-- Start --

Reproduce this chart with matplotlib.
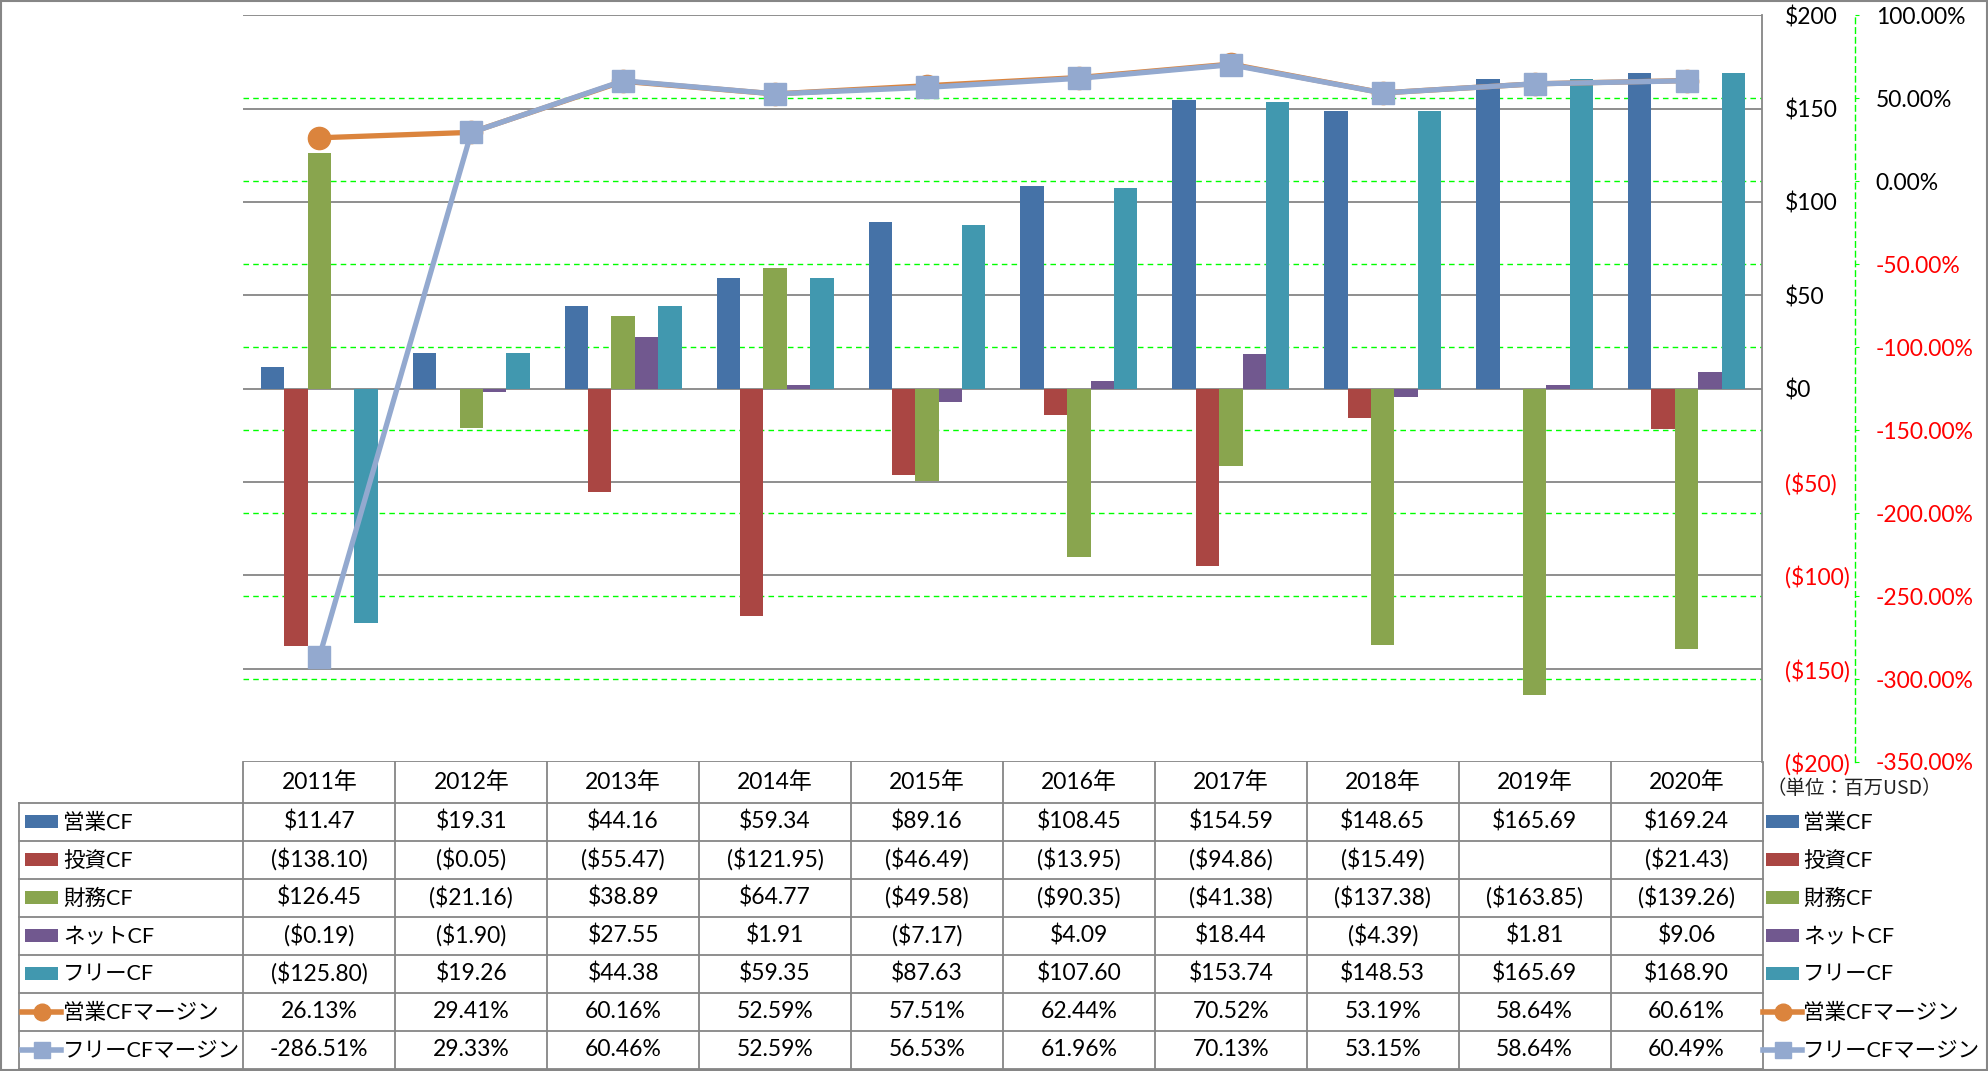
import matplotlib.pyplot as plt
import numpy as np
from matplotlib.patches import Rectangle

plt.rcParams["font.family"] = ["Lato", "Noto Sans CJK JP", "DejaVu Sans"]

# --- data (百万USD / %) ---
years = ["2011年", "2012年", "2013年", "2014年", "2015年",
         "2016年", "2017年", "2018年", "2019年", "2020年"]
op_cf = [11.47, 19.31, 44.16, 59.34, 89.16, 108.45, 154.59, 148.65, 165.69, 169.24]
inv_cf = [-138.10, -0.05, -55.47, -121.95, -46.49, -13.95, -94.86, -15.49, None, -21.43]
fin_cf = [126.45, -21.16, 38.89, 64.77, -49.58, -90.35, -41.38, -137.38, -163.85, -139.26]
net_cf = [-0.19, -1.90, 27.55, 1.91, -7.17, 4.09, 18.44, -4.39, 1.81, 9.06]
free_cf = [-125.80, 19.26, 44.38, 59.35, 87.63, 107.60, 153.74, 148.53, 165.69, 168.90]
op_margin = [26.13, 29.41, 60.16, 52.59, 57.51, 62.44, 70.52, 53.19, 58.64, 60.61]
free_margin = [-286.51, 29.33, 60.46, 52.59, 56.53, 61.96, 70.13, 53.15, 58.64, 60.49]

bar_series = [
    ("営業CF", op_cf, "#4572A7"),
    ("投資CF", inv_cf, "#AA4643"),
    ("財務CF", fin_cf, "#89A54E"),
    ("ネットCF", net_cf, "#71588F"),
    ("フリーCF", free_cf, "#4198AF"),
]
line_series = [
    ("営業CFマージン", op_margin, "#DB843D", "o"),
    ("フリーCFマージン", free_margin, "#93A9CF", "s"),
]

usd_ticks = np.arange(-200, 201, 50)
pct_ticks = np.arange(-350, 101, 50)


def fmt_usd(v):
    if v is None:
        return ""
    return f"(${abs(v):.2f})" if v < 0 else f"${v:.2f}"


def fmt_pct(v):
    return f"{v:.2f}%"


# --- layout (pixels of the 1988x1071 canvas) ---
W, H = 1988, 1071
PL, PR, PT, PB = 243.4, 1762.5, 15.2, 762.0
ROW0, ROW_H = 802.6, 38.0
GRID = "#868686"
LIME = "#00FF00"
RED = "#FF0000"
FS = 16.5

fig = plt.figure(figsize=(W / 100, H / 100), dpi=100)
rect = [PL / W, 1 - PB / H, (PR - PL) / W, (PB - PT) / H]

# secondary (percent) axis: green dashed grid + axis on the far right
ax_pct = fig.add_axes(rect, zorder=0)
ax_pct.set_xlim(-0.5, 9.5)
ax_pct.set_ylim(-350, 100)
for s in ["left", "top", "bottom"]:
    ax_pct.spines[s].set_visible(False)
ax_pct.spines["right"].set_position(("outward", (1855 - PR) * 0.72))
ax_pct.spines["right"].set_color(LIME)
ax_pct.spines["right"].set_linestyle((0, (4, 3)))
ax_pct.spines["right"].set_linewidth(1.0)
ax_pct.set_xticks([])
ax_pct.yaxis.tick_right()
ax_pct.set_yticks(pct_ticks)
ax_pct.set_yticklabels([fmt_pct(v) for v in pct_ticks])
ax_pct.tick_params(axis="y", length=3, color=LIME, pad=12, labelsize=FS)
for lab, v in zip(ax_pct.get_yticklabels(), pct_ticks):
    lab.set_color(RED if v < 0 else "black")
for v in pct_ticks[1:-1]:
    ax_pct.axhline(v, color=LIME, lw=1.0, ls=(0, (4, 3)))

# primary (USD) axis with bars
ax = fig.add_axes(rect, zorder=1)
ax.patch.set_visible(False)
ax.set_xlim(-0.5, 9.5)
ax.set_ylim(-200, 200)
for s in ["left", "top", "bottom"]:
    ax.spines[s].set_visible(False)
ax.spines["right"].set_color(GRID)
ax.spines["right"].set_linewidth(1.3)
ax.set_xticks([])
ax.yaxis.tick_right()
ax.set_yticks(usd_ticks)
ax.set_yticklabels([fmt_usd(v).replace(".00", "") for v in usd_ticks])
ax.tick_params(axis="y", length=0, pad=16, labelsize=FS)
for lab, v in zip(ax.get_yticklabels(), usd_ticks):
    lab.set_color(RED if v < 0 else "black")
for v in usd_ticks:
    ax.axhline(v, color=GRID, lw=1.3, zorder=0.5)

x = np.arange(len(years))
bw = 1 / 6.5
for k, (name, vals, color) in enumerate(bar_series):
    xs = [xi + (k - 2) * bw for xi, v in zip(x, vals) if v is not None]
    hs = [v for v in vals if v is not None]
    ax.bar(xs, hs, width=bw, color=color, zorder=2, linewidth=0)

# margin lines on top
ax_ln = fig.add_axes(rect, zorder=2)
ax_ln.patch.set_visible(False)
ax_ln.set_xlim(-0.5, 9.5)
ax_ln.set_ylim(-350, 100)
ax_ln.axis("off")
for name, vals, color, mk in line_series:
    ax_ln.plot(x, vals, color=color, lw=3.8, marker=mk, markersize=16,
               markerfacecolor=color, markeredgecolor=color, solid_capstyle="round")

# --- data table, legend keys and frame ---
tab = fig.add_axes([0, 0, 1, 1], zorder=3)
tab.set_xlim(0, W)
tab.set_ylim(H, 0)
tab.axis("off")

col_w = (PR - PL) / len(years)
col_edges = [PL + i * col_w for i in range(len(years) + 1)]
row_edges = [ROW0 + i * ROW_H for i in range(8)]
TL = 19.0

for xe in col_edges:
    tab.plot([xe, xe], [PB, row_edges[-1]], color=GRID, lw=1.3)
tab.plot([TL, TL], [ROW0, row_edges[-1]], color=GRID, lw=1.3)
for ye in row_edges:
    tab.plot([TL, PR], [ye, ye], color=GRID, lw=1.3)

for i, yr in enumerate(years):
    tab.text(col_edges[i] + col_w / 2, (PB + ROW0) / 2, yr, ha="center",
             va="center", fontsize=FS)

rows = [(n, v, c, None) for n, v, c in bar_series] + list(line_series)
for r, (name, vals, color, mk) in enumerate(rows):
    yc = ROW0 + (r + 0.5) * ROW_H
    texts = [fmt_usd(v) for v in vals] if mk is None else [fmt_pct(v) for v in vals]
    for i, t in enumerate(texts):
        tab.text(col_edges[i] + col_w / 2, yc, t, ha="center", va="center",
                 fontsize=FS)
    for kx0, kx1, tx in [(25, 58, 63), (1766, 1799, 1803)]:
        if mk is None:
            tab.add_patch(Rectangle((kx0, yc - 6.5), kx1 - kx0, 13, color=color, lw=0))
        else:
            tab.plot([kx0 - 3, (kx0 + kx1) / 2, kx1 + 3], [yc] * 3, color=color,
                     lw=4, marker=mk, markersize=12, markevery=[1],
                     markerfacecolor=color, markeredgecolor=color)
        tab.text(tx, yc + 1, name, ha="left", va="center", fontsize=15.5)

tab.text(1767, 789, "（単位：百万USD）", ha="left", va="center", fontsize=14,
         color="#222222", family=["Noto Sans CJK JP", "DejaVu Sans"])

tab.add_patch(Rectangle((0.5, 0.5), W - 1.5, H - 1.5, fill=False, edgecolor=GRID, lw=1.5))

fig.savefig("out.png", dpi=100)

-- End --
-- Start --

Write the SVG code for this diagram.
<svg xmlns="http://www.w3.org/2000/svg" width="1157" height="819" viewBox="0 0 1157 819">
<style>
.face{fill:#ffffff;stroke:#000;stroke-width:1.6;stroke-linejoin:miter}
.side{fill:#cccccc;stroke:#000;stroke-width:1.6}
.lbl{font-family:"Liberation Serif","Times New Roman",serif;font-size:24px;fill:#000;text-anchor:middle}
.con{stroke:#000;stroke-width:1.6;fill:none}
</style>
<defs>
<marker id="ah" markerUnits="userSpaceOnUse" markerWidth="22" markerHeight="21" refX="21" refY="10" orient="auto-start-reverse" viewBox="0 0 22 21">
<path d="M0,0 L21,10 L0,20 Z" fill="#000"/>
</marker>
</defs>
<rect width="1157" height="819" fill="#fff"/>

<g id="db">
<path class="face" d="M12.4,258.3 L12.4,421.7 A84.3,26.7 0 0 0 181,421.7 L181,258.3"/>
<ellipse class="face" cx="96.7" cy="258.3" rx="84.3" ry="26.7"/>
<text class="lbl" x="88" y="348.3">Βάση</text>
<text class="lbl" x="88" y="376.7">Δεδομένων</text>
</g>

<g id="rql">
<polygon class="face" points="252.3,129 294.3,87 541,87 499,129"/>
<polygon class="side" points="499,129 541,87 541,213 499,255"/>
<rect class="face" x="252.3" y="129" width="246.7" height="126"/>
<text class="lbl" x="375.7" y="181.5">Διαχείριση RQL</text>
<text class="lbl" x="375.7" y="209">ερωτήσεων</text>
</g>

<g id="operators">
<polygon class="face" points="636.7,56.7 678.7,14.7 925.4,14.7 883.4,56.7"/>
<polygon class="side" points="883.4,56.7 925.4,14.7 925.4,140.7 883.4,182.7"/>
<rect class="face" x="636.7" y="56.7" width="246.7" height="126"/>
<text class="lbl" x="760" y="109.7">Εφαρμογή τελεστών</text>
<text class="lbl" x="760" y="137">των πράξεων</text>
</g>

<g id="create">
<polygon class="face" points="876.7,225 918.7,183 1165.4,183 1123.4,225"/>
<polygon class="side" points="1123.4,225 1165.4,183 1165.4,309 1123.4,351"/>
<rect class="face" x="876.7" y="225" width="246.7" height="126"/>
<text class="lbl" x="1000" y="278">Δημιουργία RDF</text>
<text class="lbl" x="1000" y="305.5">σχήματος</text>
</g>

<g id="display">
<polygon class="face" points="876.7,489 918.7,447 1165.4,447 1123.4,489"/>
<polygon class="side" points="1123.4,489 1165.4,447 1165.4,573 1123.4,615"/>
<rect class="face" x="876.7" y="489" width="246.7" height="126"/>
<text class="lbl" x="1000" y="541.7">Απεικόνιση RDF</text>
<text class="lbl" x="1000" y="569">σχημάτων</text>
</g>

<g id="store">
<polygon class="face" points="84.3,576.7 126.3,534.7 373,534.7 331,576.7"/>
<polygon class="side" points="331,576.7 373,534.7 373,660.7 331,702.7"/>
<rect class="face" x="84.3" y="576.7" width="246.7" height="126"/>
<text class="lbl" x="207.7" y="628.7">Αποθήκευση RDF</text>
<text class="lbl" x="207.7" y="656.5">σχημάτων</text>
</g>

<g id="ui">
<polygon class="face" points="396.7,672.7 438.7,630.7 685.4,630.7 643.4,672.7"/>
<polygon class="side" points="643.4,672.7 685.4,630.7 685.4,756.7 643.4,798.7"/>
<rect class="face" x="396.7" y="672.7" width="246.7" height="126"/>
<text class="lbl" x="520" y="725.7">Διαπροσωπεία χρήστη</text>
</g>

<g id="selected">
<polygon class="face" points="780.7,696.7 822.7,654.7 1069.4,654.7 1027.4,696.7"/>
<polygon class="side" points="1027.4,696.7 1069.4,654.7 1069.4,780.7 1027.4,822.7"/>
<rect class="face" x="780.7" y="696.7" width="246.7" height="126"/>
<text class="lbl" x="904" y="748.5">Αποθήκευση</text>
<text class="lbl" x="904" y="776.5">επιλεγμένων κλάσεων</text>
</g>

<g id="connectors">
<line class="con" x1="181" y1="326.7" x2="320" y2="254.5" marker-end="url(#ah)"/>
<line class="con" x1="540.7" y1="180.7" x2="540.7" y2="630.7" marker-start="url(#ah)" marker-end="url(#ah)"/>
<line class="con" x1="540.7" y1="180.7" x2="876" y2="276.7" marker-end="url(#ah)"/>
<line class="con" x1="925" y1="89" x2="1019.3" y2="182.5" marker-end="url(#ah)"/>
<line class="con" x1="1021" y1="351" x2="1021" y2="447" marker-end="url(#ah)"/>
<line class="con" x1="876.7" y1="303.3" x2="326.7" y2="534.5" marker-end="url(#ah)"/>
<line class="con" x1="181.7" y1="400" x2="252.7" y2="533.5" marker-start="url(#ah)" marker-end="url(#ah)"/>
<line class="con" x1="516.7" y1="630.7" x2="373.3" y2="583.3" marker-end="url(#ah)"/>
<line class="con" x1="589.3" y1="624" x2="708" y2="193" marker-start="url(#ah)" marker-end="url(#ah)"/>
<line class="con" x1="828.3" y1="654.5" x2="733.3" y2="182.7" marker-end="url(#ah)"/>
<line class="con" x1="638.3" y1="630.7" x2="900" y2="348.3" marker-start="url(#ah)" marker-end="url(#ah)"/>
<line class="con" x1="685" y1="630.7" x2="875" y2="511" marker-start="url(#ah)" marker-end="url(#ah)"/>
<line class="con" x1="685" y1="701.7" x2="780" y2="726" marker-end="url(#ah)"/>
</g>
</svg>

-- End --

▶ [What the task asks]
Every line from the one containing "Reproduce this chart with matplotlib." through the one containing "pct_ticks = np.arange(-350, 101, 50)" should be quoted exactly, and no other lines; keep pictures out of the copy.

▶ [Right answer]
Reproduce this chart with matplotlib.
import matplotlib.pyplot as plt
import numpy as np
from matplotlib.patches import Rectangle

plt.rcParams["font.family"] = ["Lato", "Noto Sans CJK JP", "DejaVu Sans"]

# --- data (百万USD / %) ---
years = ["2011年", "2012年", "2013年", "2014年", "2015年",
         "2016年", "2017年", "2018年", "2019年", "2020年"]
op_cf = [11.47, 19.31, 44.16, 59.34, 89.16, 108.45, 154.59, 148.65, 165.69, 169.24]
inv_cf = [-138.10, -0.05, -55.47, -121.95, -46.49, -13.95, -94.86, -15.49, None, -21.43]
fin_cf = [126.45, -21.16, 38.89, 64.77, -49.58, -90.35, -41.38, -137.38, -163.85, -139.26]
net_cf = [-0.19, -1.90, 27.55, 1.91, -7.17, 4.09, 18.44, -4.39, 1.81, 9.06]
free_cf = [-125.80, 19.26, 44.38, 59.35, 87.63, 107.60, 153.74, 148.53, 165.69, 168.90]
op_margin = [26.13, 29.41, 60.16, 52.59, 57.51, 62.44, 70.52, 53.19, 58.64, 60.61]
free_margin = [-286.51, 29.33, 60.46, 52.59, 56.53, 61.96, 70.13, 53.15, 58.64, 60.49]

bar_series = [
    ("営業CF", op_cf, "#4572A7"),
    ("投資CF", inv_cf, "#AA4643"),
    ("財務CF", fin_cf, "#89A54E"),
    ("ネットCF", net_cf, "#71588F"),
    ("フリーCF", free_cf, "#4198AF"),
]
line_series = [
    ("営業CFマージン", op_margin, "#DB843D", "o"),
    ("フリーCFマージン", free_margin, "#93A9CF", "s"),
]

usd_ticks = np.arange(-200, 201, 50)
pct_ticks = np.arange(-350, 101, 50)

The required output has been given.